"The Divine Comedy" Resonates
By Elizabeth Lev
ROME, FEB. 9, 2006 (Zenit.org).- Benedict XVI's new encyclical on love came as a surprise to most everyone. Some wags commented on the paradox of the "German Shepherd" exclaiming that God is Love. Others are amazed that the erstwhile watchdog of Church doctrine would choose to dedicate so much ink to social teachings.
My surprise had nothing to do with this. I was floored when the Holy Father said he was inspired by Dante.
Why would this avant-garde theologian, eyes firmly fixed on the contemporary Church and its modern maladies, draw from 700-year-old poetry to describe love? Could he be teaching us that the great works of Christian art -- whether literary, musical or visual -- have lessons and messages pertinent to us today?

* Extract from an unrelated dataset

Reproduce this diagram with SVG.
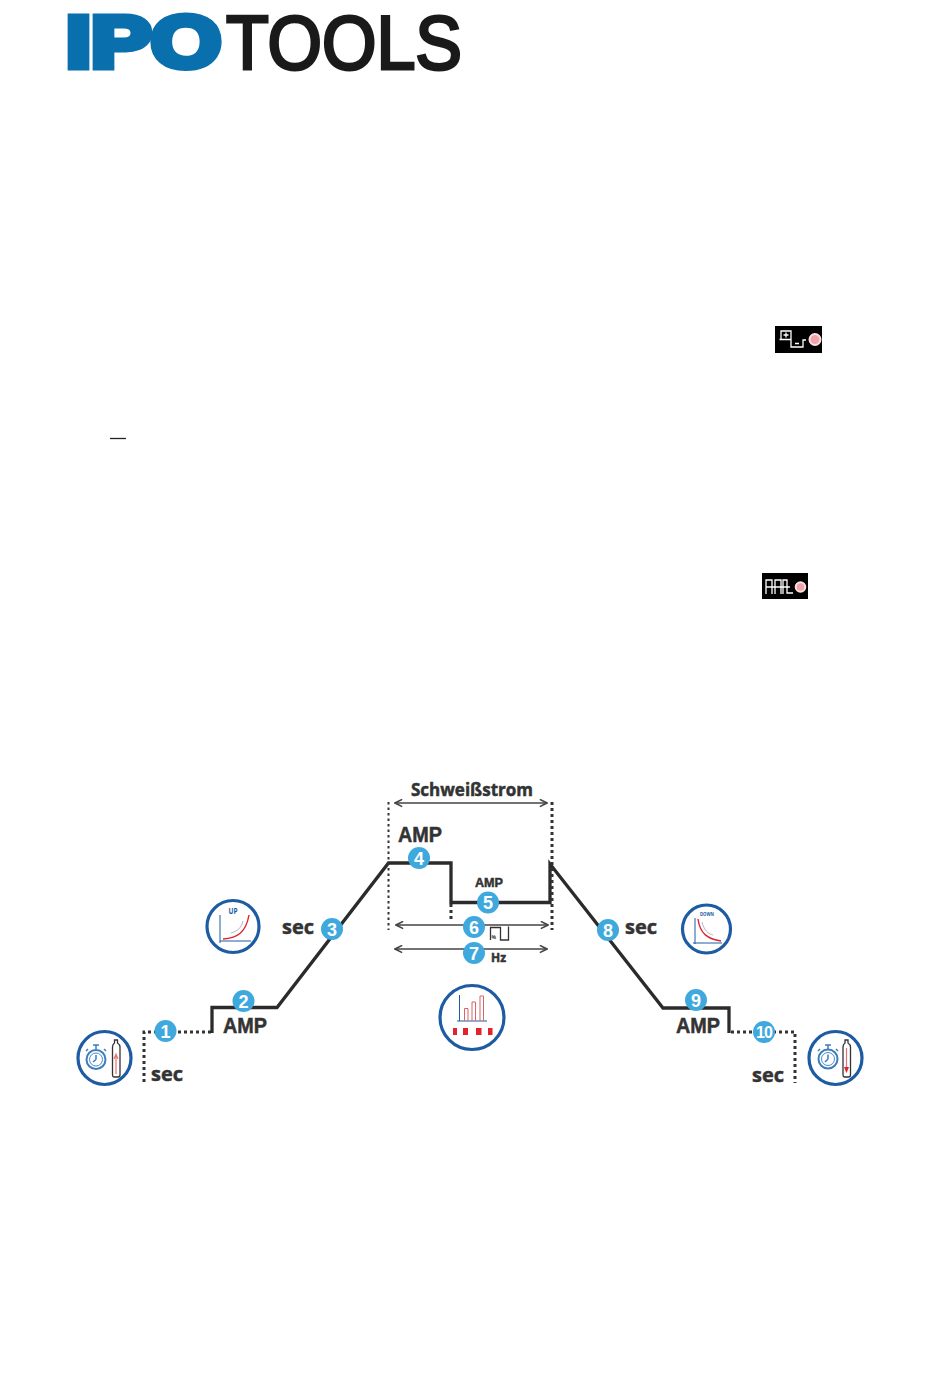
<svg xmlns="http://www.w3.org/2000/svg" width="950" height="1387" viewBox="0 0 950 1387">
<style>
.t{font-family:"Open Sans","Liberation Sans",sans-serif;font-weight:700;fill:#333;stroke:#333;stroke-width:.5}
.m{font-family:"Liberation Sans",sans-serif;font-weight:700;fill:#333;stroke:#333;stroke-width:.5}
.n{font-family:"Liberation Sans",sans-serif;font-weight:700;fill:#fff;text-anchor:middle;font-size:18px}
.b{fill:#3fa9de}
.s{fill:none;stroke:#2b2b2b;stroke-width:3.300}
.d{fill:none;stroke:#333;stroke-width:3;stroke-dasharray:3 3}
.d2{fill:none;stroke:#333;stroke-width:2;stroke-dasharray:2.500 3}
.a{fill:none;stroke:#444;stroke-width:1.500;marker-start:url(#ah);marker-end:url(#ah)}
.ring{fill:#fff;stroke:#1d5ca3;stroke-width:3.200}
.thin{fill:none;stroke:#1d5ca3;stroke-width:1}
.red{fill:none;stroke:#e0232e;stroke-width:1.400}
.pink{fill:none;stroke:#d9636a;stroke-width:1}
.w{fill:none;stroke:#fff;stroke-width:1.300}
</style>
<defs>
<marker id="ah" viewBox="0 0 10 10" refX="9" refY="5" markerWidth="9" markerHeight="9" orient="auto-start-reverse" markerUnits="userSpaceOnUse"><path d="M1 1L9 5L1 9" fill="none" stroke="#444" stroke-width="1.800"/></marker>
</defs>
<rect width="950" height="1387" fill="#fff"/>
<g id="logo">
<text x="66" y="66.500" font-family="Liberation Sans" font-weight="700" font-size="72" fill="#0a6fad" stroke="#0a6fad" stroke-width="7" textLength="155" lengthAdjust="spacingAndGlyphs">IPO</text>
<text x="226" y="69" font-family="Liberation Sans" font-weight="400" font-size="76" fill="#1a1a1a" stroke="#1a1a1a" stroke-width="3" textLength="236" lengthAdjust="spacingAndGlyphs">TOOLS</text>
</g>
<g id="button-step">
<rect x="775" y="326" width="47" height="27" fill="#000"/>
<path class="w" d="M781 331H791V339.500H781ZM779.500 339.500H791M791 340V347H803V340H806M783.500 335H788.500M786 332.500V337.500M795 343.500H799"/>
<circle cx="815" cy="339.500" r="5.500" fill="#f0a3ab" stroke="#fbe0e0" stroke-width="2"/>
</g>
<g id="button-pulse">
<rect x="762" y="573" width="46" height="26" fill="#000"/>
<path class="w" d="M766 594V580H772V594M775 594V580H781V594M783 594V580H787V593H793M766 587H790"/>
<circle cx="800.500" cy="587" r="4.800" fill="#f0a3ab" stroke="#fbe0e0" stroke-width="2"/>
</g>
<path id="underline" d="M110 438.500H126" stroke="#222" stroke-width="1.300" fill="none"/>
<g id="connectors">
<path class="d" d="M144 1082V1032H211"/>
<path class="s" d="M212 1033V1007.500H277L388.500 863H451V902.500H550V864L663 1008H729V1033"/>
<path class="d" d="M731 1032H795V1083"/>
<path class="d2" d="M388.500 802V930"/>
<path class="d" d="M552 802V930"/>
<path class="d" d="M451 904V920"/>
<path class="a" d="M395 803H547"/>
<path class="a" d="M396 925H548"/>
<path class="a" d="M395 949H547"/>
<path d="M490.500 940V927.500H500.500V940H508.500V926.500" fill="none" stroke="#333" stroke-width="1.300"/>
</g>
<g id="labels">
<text class="t" x="411" y="796" font-size="18" textLength="122" lengthAdjust="spacingAndGlyphs">Schweißstrom</text>
<text class="m" x="398" y="842" font-size="22" textLength="44" lengthAdjust="spacingAndGlyphs">AMP</text>
<text class="m" x="475" y="887" font-size="13" textLength="28" lengthAdjust="spacingAndGlyphs">AMP</text>
<text class="t" x="491" y="962" font-size="12" textLength="15" lengthAdjust="spacingAndGlyphs">Hz</text>
<text class="t" x="491.500" y="939" font-size="5" style="stroke-width:0">%</text>
<text class="m" x="223" y="1033" font-size="22" textLength="44" lengthAdjust="spacingAndGlyphs">AMP</text>
<text class="m" x="676" y="1033" font-size="22" textLength="44" lengthAdjust="spacingAndGlyphs">AMP</text>
<text class="t" x="282" y="934" font-size="20" textLength="32" lengthAdjust="spacingAndGlyphs">sec</text>
<text class="t" x="625" y="934" font-size="20" textLength="32" lengthAdjust="spacingAndGlyphs">sec</text>
<text class="t" x="151" y="1081" font-size="20" textLength="32" lengthAdjust="spacingAndGlyphs">sec</text>
<text class="t" x="752" y="1082" font-size="20" textLength="32" lengthAdjust="spacingAndGlyphs">sec</text>
</g>
<g id="step-1"><circle class="b" cx="165.500" cy="1031" r="11"/><text class="n" x="165.500" y="1037.500">1</text></g>
<g id="step-2"><circle class="b" cx="243.500" cy="1001" r="11"/><text class="n" x="243.500" y="1007.500">2</text></g>
<g id="step-3"><circle class="b" cx="332" cy="929" r="11"/><text class="n" x="332" y="935.500">3</text></g>
<g id="step-4"><circle class="b" cx="419" cy="858" r="11"/><text class="n" x="419" y="864.500">4</text></g>
<g id="step-5"><circle class="b" cx="488" cy="902.500" r="11"/><text class="n" x="488" y="909">5</text></g>
<g id="step-6"><circle class="b" cx="474" cy="927" r="11"/><text class="n" x="474" y="933.500">6</text></g>
<g id="step-7"><circle class="b" cx="474" cy="953" r="11"/><text class="n" x="474" y="959.500">7</text></g>
<g id="step-8"><circle class="b" cx="608" cy="930" r="11"/><text class="n" x="608" y="936.500">8</text></g>
<g id="step-9"><circle class="b" cx="696" cy="1000" r="11"/><text class="n" x="696" y="1006.500">9</text></g>
<g id="step-10"><circle class="b" cx="764" cy="1032" r="11"/><text class="n" x="764" y="1038" style="font-size:16px;letter-spacing:-1px">10</text></g>
<g id="icon-up">
<circle class="ring" cx="233" cy="926.500" r="26"/>
<path class="thin" d="M220 915V943M220 941H251"/>
<path class="red" d="M223 939C238 938 246 932 249 915"/>
<path d="M231 933C238 931 241 928 243 921" fill="none" stroke="#9aa3c4" stroke-width="0.800"/>
<text x="233" y="914" font-family="Open Sans" font-weight="700" font-size="8" fill="#1d5ca3" text-anchor="middle" textLength="9" lengthAdjust="spacingAndGlyphs">UP</text>
</g>
<g id="icon-down">
<circle class="ring" cx="706.500" cy="929" r="24"/>
<path class="thin" d="M695 918V944M693 943H722"/>
<path class="red" d="M698 919C700 934 708 939 721 941"/>
<path d="M702 922C704 930 708 934 713 935" fill="none" stroke="#9aa3c4" stroke-width="0.800"/>
<text x="707" y="916" font-family="Open Sans" font-weight="700" font-size="6" fill="#1d5ca3" text-anchor="middle" textLength="14" lengthAdjust="spacingAndGlyphs">DOWN</text>
</g>
<g id="icon-gas-start">
<circle class="ring" cx="104.500" cy="1058" r="26.500"/>
<circle cx="96" cy="1059.500" r="9.500" fill="none" stroke="#3b7dbd" stroke-width="2"/>
<circle cx="96" cy="1059.500" r="6.500" fill="none" stroke="#3b7dbd" stroke-width="0.900"/>
<path d="M93 1045H99M96 1045V1049M88 1049L86 1051M104 1049L106 1051M96 1059.500V1055M96 1059.500L93 1062" fill="none" stroke="#3b7dbd" stroke-width="1.500"/>
<path d="M114.500 1040H117.500V1043C119 1044 120 1045 120 1047V1075Q120 1077 118 1077H114Q112.500 1077 112.500 1075V1047C112.500 1045 113 1044 114.500 1043Z" fill="#fff" stroke="#333" stroke-width="1.300"/>
<path d="M116 1074V1056M114 1059L116 1054L118 1059" fill="none" stroke="#e8737a" stroke-width="1.200"/>
</g>
<g id="icon-gas-end">
<circle class="ring" cx="835.500" cy="1058" r="26.500"/>
<circle cx="828" cy="1059" r="9.500" fill="none" stroke="#3b7dbd" stroke-width="2"/>
<circle cx="828" cy="1059" r="6.500" fill="none" stroke="#3b7dbd" stroke-width="0.900"/>
<path d="M825 1045H831M828 1045V1049M820 1049L818 1051M836 1049L838 1051M828 1059V1054.500M828 1059L825 1062" fill="none" stroke="#3b7dbd" stroke-width="1.500"/>
<path d="M845 1040H848V1043C849.500 1044 850.500 1045 850.500 1047V1075Q850.500 1077 848.500 1077H844.500Q843 1077 843 1075V1047C843 1045 843.500 1044 845 1043Z" fill="#fff" stroke="#333" stroke-width="1.300"/>
<path d="M846.500 1048V1072" fill="none" stroke="#e8737a" stroke-width="1.200"/>
<path d="M844 1067L846.500 1073L849 1067Z" fill="#e0232e"/>
</g>
<g id="icon-bars">
<circle class="ring" cx="472" cy="1017.500" r="32"/>
<path class="thin" d="M459.500 995V1021M457 1021H487"/>
<path class="pink" d="M464.500 1021V1008.500H468V1021M472 1021V1002H475.500V1021M480 1021V996H483.500V1021"/>
<rect x="453" y="1028" width="4" height="7" fill="#e0232e"/>
<rect x="463" y="1028" width="5" height="7" fill="#e0232e"/>
<rect x="476" y="1028" width="5.500" height="7" fill="#e0232e"/>
<rect x="488" y="1028" width="4.500" height="7" fill="#e0232e"/>
</g>
</svg>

What sweet music to the ears of an art historian.
I found it interesting that Elizabeth Lev starts off by referring to Cardinal Ratzinger by his uber-conservative nickname and then in the second excerpted paragraph, she uses the phrase 'avant-garde theologian' in the same context in comparing his reputation to that of Benedict XVI, author of Deus Caritas Est. As prefect of the CDF, rightly or wrongly, Cardinal Ratzinger was labeled the 'German Shepherd', but I've never seen him described as 'avant-garde'.
Regardless, Deus Caritas Est and the Holy Father's appreciation of Dante are not the first examples of his efforts to use the long tradition of Christian art as a lesson for Catholics in the modern day. Indeed, I believe it was the issue of the full-color illustrations and Benedict's persistence in ensuring that they be included that caused the first delay in the publication of the Compendium last year.
In any case, the points on Dante are all quite fascinating. The personal story regarding the baptism of the children and subsequent events illustrates the point all the more. Of course, read Elizabeth Lev's story and then consider that Limbo is only a hypothetical construct.